No passado dia 25 de julho, Kim Jong-un convocou uma reunião com o Partido dos Trabalhadores após tomar conhecimento de que um homem que fugiu da Coreia do Norte, regressou ilegalmente a Kaesong, cidade localizada a sul do país. De acordo com a Agência Central de Notícias da Coreia (KCNA, na sigla inglesa), suspeita-se que o homem possa estar infetado com coronavírus. A KCNA adianta, ainda, que o homem foi imediatamente colocado em quarentena, após os testes médicos terem revelado “resultados incertos”.
Esta segunda-feira, 27 de julho, as autoridades da Coreia do Sul confirmaram que, de facto, um fugitivo tinha atravessado a fronteira em direção à Coreia do Norte. Segundo o Ministério da Saúde sul-coreano, o país não tem confirmação de que o homem esteja infetado ou sequer tenha tido contacto com alguém infetado e a polícia local acrescenta que o homem estava a ser investigado por um crime sexual.

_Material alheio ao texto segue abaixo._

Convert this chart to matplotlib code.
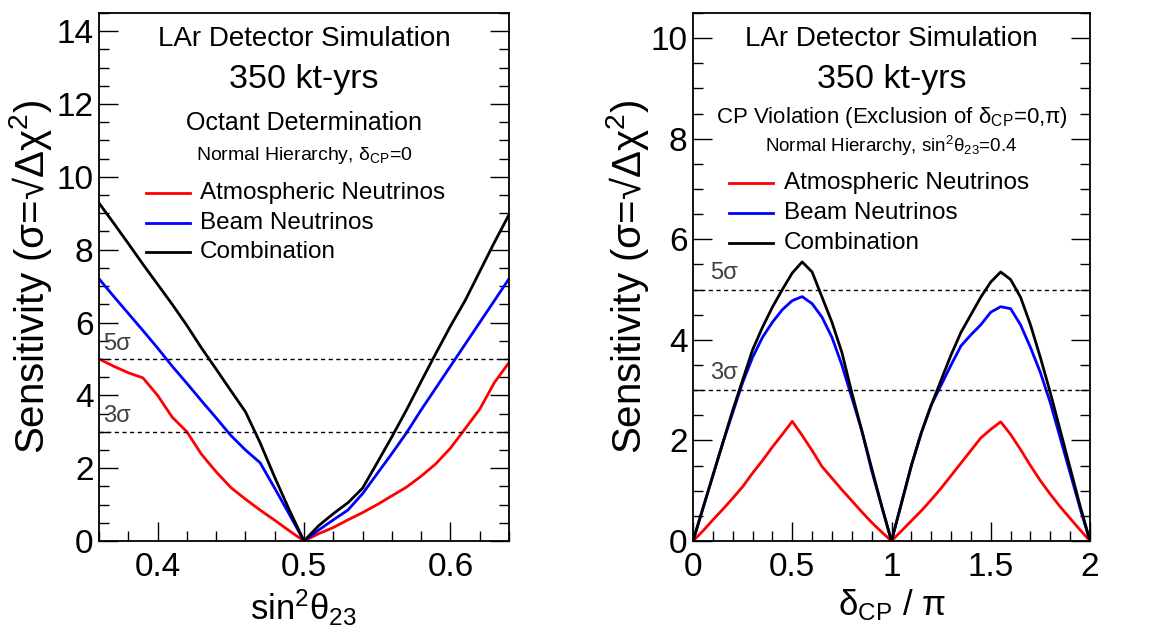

Em tempos de pandemia, continua a difícil perceber ao certo o que se passa dentro da Coreia do Norte. Poucos são os especialistas que acreditam que um país que faz fronteira com a China e que alberga cerca de 25 milhões de pessoas, tenha escapado com sucesso aos efeitos da Covid-19. A falta de testes pode ser uma explicação, mas a falta de informação para o exterior sobre casos detetados é a mais plausível.
Agora, se o suspeito de Covid-19 na Coreia do Norte testar positivo e levar ao aparecimento de um surto do vírus, esta poderá revelar-se uma das maiores ameaças ao regime de Kim Jong-un ao longo dos seus quase nove anos a liderar o país. O que está em causa, segundo os especialistas, é que os serviços de saúde da Coreia do Norte não têm para dar resposta aos eventuais surtos.
A Coreia do Norte já tinha fechado as fronteiras em janeiro, altura em que se começou a notar o aumento do número de casos. Este fator levou a uma considerável queda na economia do país, uma vez que Pyongyang, capital da Coreia do Norte, depende bastante de Pequim, capital chinesa, para manter a sua economia a funcionar. Se até mesmo em condições normais as medidas de entrada e saída do país já eram muito restritas, em tempos de pandemia o cenário acentuou-se. As viagens ao exterior são praticamente nulas, e os diplomatas e trabalhadores de ajuda estrangeira que entram no país são obrigados a cumprir uma rigorosa quarentena à chegada. Para além disso, muitos cidadãos norte-coreanos de classe média continuam proibidos de fazer viagens distantes sem a devida aprovação do governo.
Apesar da pouca informação que a Coreia do Norte passa para fora, os esforços para evitar um possível surto são notórios. No início do mês de julho, fontes diplomáticas de Pyongyang disseram à CNN que a utilização de máscaras e algum distanciamento social são práticas recorrentes entre os cidadãos norte-coreanos. Após o relato do aparecimento do caso suspeito em Kaesong, Kim Jong-un respondeu de imediato ao sucedido, ordenando que a cidade fosse isolada do resto do país, de acordo com a KCNA.
Esta preocupação em prevenir um surto ao máximo vem de um acumular de episódios que, no passado, ameaçaram o povo norte-coreano: a Grande Fome na Coreia do Norte conduziu ao declínio do país entre 1994 e 1998. Os principais fatores foram a crise económica, que surgiu após a separação e a própria extinção da União Soviética, que levou a uma diminuição significativa na produção e importação de alimentos. Para além disso, graves inundações e secas que assolaram o país contribuíram para o agravamento da situação existente. Nesta época, os esforços económicos feitos pelo país não se revelaram, de todo, suficientes para combater a crise, sendo que o número de mortos verificado ronda os 240 mil e os 3,5 milhões.
Posto isto, uma segunda crise de saúde na geração de Kim Jong-un, poderia revelar-se fatal na continuidade do regime, pois há várias décadas que a família Kim protege a todo o custo o direito de governar. Kim Jong-un é o terceiro membro da sua família a governar a Coreia do Norte, e os propagandistas construíram a imagem da família como “protetores e salvadores” do povo coreano. Assim, um surto de Covid-19 não controlado poderia pôr em causa a confiança que os norte-coreanos têm depositado no seu líder ao longo dos últimos nove anos.